Breast screening does not prevent breast cancer from developing. But regular breast screening using mammograms is the best way to find early-stage breast cancers. This means treatment may be more successful. Research trials show that women who have breast screening reduce their risk of dying from breast cancer by up to 20%, compared to those who do not.
But there are some possible disadvantages of having breast screening. We explain the main benefits and disadvantages below. This might help you decide if you want to have breast screening.
If you are finding it hard to decide whether to have breast screening, you can:
- contact your local breast screening unit. Staff at the unit can answer any questions you have, or give you more information to help you decide
- talk to your GP
- talk to our cancer support specialists on 0808 808 00 00.
If you decide not to have breast screening, contact your breast screening unit by letter or phone to tell them. If you change your mind, you can contact them to make a new appointment. Even if you do not go, they will still invite you for screening again 3 years later if you are of screening age.
If you do not want to be invited again, ask the screening unit or your GP to take your name off the system. If you change your mind and want them to put you back on, you can contact the screening unit.
Breast screening saves lives
Research shows breast screening programmes probably prevent around 1,300 women in the UK dying from breast cancer every year.
Most cancers found through breast screening are at an early stage. This means treatment is more likely to be successful. More than half of all breast cancers found through screening are very small. And 4 out of 5 (80%) have not spread to the lymph nodes. The lymph nodes in the armpit are one of the first places breast cancer may spread to.
If a breast cancer is found early and it is small, the surgeon can usually do breast-conserving surgery. This is when they remove the cancer and some surrounding tissue, instead of removing the whole breast. Radiotherapy is usually given after breast-conserving surgery. Around 4 out of 5 women diagnosed through breast screening (80%) have breast-conserving surgery.
Breast screening cannot prevent cancer
Breast screening only helps find a breast cancer that is already there. It cannot prevent breast cancer.
Having a mammogram can be uncomfortable
Many women find having a mammogram uncomfortable. Some women find it painful. This usually only lasts for a short time. But some women may find the area is tender for a few days afterwards.
You can take painkillers to help. Your doctor or nurse at the breast screening unit can also suggest what might help.
Having a mammogram involves x-rays
All x-rays use a small amount of radiation. This includes mammograms. The amount given during a mammogram is very small and unlikely to cause any harm. The radiation dose is kept as low as possible, while making sure it gives good-quality images.

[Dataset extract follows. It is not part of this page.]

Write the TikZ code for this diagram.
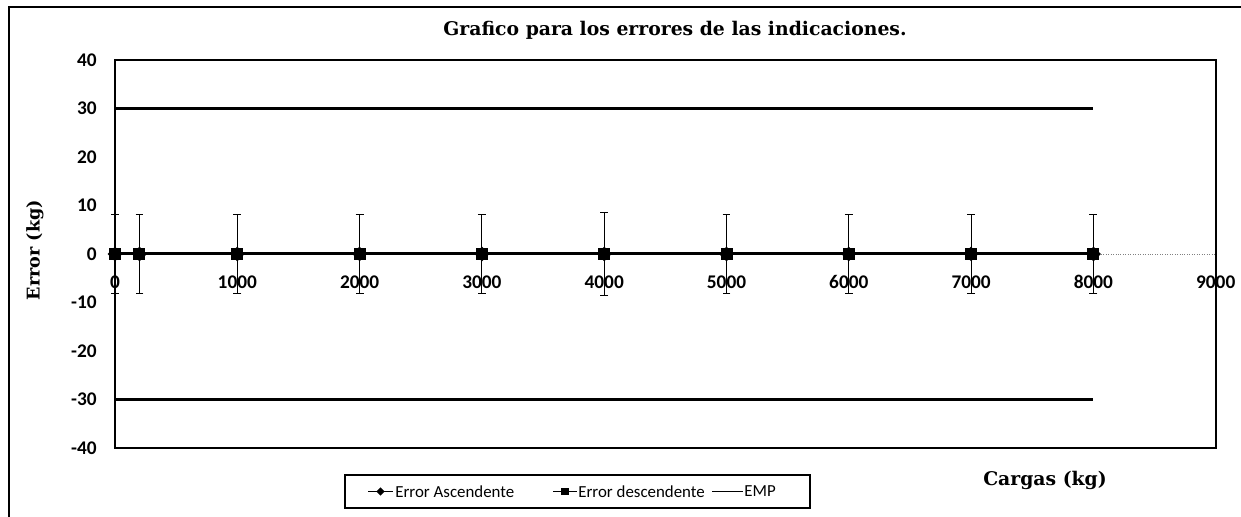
\documentclass[tikz,border=0pt]{standalone}
\usepackage{fontspec}
\setmainfont{Liberation Serif}
\newfontfamily\calibri{Carlito}
\newfontfamily\titfont{DejaVu Serif}
\usetikzlibrary{arrows.meta,shapes.geometric}

\tikzset{
	ylab/.style={anchor=east, inner sep=0pt, xshift=-0.36cm, font=\calibri\bfseries\fontsize{11}{13}\selectfont},
	xlab/.style={inner sep=0pt, font=\calibri\bfseries\fontsize{11}{13}\selectfont},
	errbar/.style={line width=0.5pt, {Bar[width=4.5pt]}-{Bar[width=4.5pt]}},
	emp/.style={line width=1.4pt},
	serie/.style={line width=1.7pt},
	cuad/.style={fill, rectangle, minimum size=0.24cm, inner sep=0pt},
	romb/.style={fill, diamond, minimum size=0.3cm, inner sep=0pt},
	legtext/.style={anchor=west, inner sep=0pt, font=\calibri\fontsize{9.6}{12}\selectfont},
}

\begin{document}
\begin{tikzpicture}

	\useasboundingbox (0,0) rectangle (24.82,10.34);
	\draw [line width=1pt] (0.18,-1) -- (0.18,10.2) -- (25,10.2); %outer frame, cut by the page

	\node (title) at (13.5,9.74) {\titfont\bfseries\fontsize{10.7}{13}\selectfont Grafico para los errores de las indicaciones.};
	\node (ytitle) [rotate=90] at (0.70,5.34) {\titfont\bfseries\fontsize{10}{12}\selectfont Error (kg)};
	\node (xtitle) at (20.9,0.74) {\titfont\bfseries\fontsize{10.7}{13}\selectfont Cargas (kg)};

	\begin{scope}[shift={(2.30,5.26)}, x=2.446cm, y=0.097cm]

	\draw [line width=1pt] (0,-40) rectangle (9,40);

	\node (y40) [ylab] at (0,40) {40};
	\node (y30) [ylab] at (0,30) {30};
	\node (y20) [ylab] at (0,20) {20};
	\node (y10) [ylab] at (0,10) {10};
	\node (y0) [ylab] at (0,0) {0};
	\node (ym10) [ylab] at (0,-10) {-10};
	\node (ym20) [ylab] at (0,-20) {-20};
	\node (ym30) [ylab] at (0,-30) {-30};
	\node (ym40) [ylab] at (0,-40) {-40};

	\draw [emp] (0,30) -- (8,30);
	\draw [emp] (0,-30) -- (8,-30);
	\draw [gray, densely dotted, line width=0.4pt] (8,0) -- (9,0);

	\draw [errbar] (0,-8.2) -- (0,8.2);
	\draw [errbar] (0.2,-8.2) -- (0.2,8.2);
	\draw [errbar] (1,-8.2) -- (1,8.2);
	\draw [errbar] (2,-8.2) -- (2,8.2);
	\draw [errbar] (3,-8.2) -- (3,8.2);
	\draw [errbar] (4,-8.6) -- (4,8.6);
	\draw [errbar] (5,-8.2) -- (5,8.2);
	\draw [errbar] (6,-8.2) -- (6,8.2);
	\draw [errbar] (7,-8.2) -- (7,8.2);
	\draw [errbar] (8,-8.2) -- (8,8.2);

	\draw [serie] (0,0) -- (8,0);

	\node (p0) [cuad] at (0,0) {};
	\node (p1) [cuad] at (0.2,0) {};
	\node (p2) [cuad] at (1,0) {};
	\node (p3) [cuad] at (2,0) {};
	\node (p4) [cuad] at (3,0) {};
	\node (p5) [cuad] at (4,0) {};
	\node (p6) [cuad] at (5,0) {};
	\node (p7) [cuad] at (6,0) {};
	\node (p8) [cuad] at (7,0) {};
	\node (p9) [cuad] at (8,0) {};
	\node (q0) [romb] at (0,0) {};
	\node (q1) [romb] at (0.2,0) {};
	\node (q2) [romb] at (1,0) {};
	\node (q3) [romb] at (2,0) {};
	\node (q4) [romb] at (3,0) {};
	\node (q5) [romb] at (4,0) {};
	\node (q6) [romb] at (5,0) {};
	\node (q7) [romb] at (6,0) {};
	\node (q8) [romb] at (7,0) {};
	\node (q9) [romb] at (8,0) {};

	\node (x0) [xlab] at (0,-5.8) {0};
	\node (x1) [xlab] at (1,-5.8) {1000};
	\node (x2) [xlab] at (2,-5.8) {2000};
	\node (x3) [xlab] at (3,-5.8) {3000};
	\node (x4) [xlab] at (4,-5.8) {4000};
	\node (x5) [xlab] at (5,-5.8) {5000};
	\node (x6) [xlab] at (6,-5.8) {6000};
	\node (x7) [xlab] at (7,-5.8) {7000};
	\node (x8) [xlab] at (8,-5.8) {8000};
	\node (x9) [xlab] at (9,-5.8) {9000};

	\end{scope}

	% legend
	\node (leg) [draw, line width=0.8pt, minimum width=9.3cm, minimum height=0.66cm] at (11.55,0.51) {};

	\coordinate (la1) at (7.36,0.51);
	\coordinate (lb1) at (7.86,0.51);
	\draw [line width=1pt] (la1) -- (lb1);
	\node (lm1) [romb, minimum size=0.17cm] at (7.61,0.51) {};
	\node (lt1) [legtext] at (7.90,0.51) {Error Ascendente};

	\coordinate (la2) at (11.06,0.51);
	\coordinate (lb2) at (11.54,0.51);
	\draw [line width=1pt] (la2) -- (lb2);
	\node (lm2) [cuad, minimum size=0.15cm] at (11.30,0.51) {};
	\node (lt2) [legtext] at (11.56,0.51) {Error descendente};

	\coordinate (la3) at (14.24,0.51);
	\coordinate (lb3) at (14.86,0.51);
	\draw [line width=0.8pt] (la3) -- (lb3);
	\node (lt3) [legtext] at (14.88,0.51) {EMP};

\end{tikzpicture}
\end{document}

The NHS England breast screening information says having mammograms every 3 years for 20 years very slightly increases the risk of cancer in your lifetime.
But the benefits of screening and finding breast cancer early are thought to outweigh the risks of having a mammogram.
If you are worried about the risks of radiation, talk to the staff at the breast screening unit.
Results may cause unnecessary worry
Mammograms can sometimes show an abnormal area in the breast that further tests show is not a cancer. This is called a false-positive result.
Waiting to get the results of these tests can be very worrying. Some women may still feel anxious, even if the doctor or nurse has told them they do not have breast cancer. You can talk to the nurse about any worries you have.
Mammograms sometimes need to be taken again
This happens after 1 or 2 mammograms in every 100 (1 or 2%). It can happen because:
- the mammogram has missed part of the breast tissue
- the x-ray picture is blurred
- there is a problem with the equipment, but this is rare.
Cancer may be diagnosed between screenings
Women having breast screening can still be diagnosed with breast cancer between their screening appointments. This can happen even if their last mammogram was normal. This is called an interval cancer. It can happen for the following reasons:
- Sometimes cancers are hard to see on a mammogram.
- The cancer may have been too small to be seen at that time.
- Occasionally, the person looking at the mammogram may miss the cancer. To reduce this risk, each mammogram is looked at by two specially trained members of staff.
If you notice any changes in the way your breasts look or feel, make an appointment to see your GP straight away. You should do this even if you have recently had a normal mammogram.
Breast screening may find cancer that might never have needed treatment
Some breast cancers diagnosed through breast screening may never grow any bigger or spread into surrounding breast tissue. Or they may grow so slowly that they would never have caused any problems.
All women who are diagnosed with breast cancer are offered treatment. This is because it is not possible to tell which cancers do not need treatment. Because of this, some women will have treatment for a cancer that may never have caused any problems. Doctors are trying to find out how to decide which cancers may not need treatment.
It is not clear how many women are treated for a cancer that might never have caused any problems. Current research suggests about 1 in 5 cancers diagnosed through screening (20%) would never have caused a problem.